United States Monetary Policy

United States

Fed remains on hold but hints at future action

At its policy meeting on 31 July - 1 August, the Federal Open Market Committee (FOMC) left the federal funds rate within the historically-low range of 0% to 0.25% established in December 2008. The Committee also decided to continue its average maturity extension programme, commonly referred to as Operation Twist, until the end of the year, as previously announced in June. All these decisions were expected by the market. The Fed stated that inflation has declined in recent months as a result of lower prices for crude oil and gasoline, while adding that long-term inflation expectations have remained stable.

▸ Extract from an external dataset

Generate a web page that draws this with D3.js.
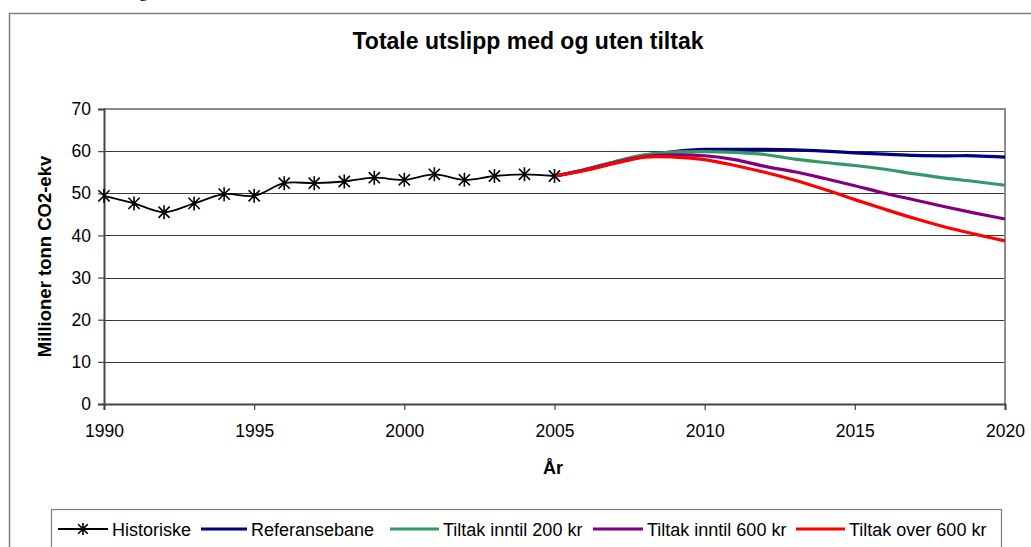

According to the Committee, "inflation over the medium term will run at or below the rate that it judges most consistent with its dual mandate". Monetary authorities noted that growth in employment has been slow in recent months and that the unemployment rate remains elevated, while adding that the housing sector remains depressed despite some further signs of improvement. The Fed expects "economic growth to remain moderate over coming quarters and then pick up very gradually" and "consequently anticipate that the unemployment rate will decline only slowly" going forward. Against this backdrop, the Committee reiterated that it expects the federal funds rate to remain at exceptionally low levels at least through late 2014. Although the wording of the FOMC statement was nearly unchanged from the previous meeting, the document did contain one important change, as the Fed announced that it "will provide additional accommodation as needed to promote a stronger economic recovery". According to a majority of analysts, the new phrasing suggests that the Federal Reserve may embark in a new round of quantitative easing at its next policy meeting in September.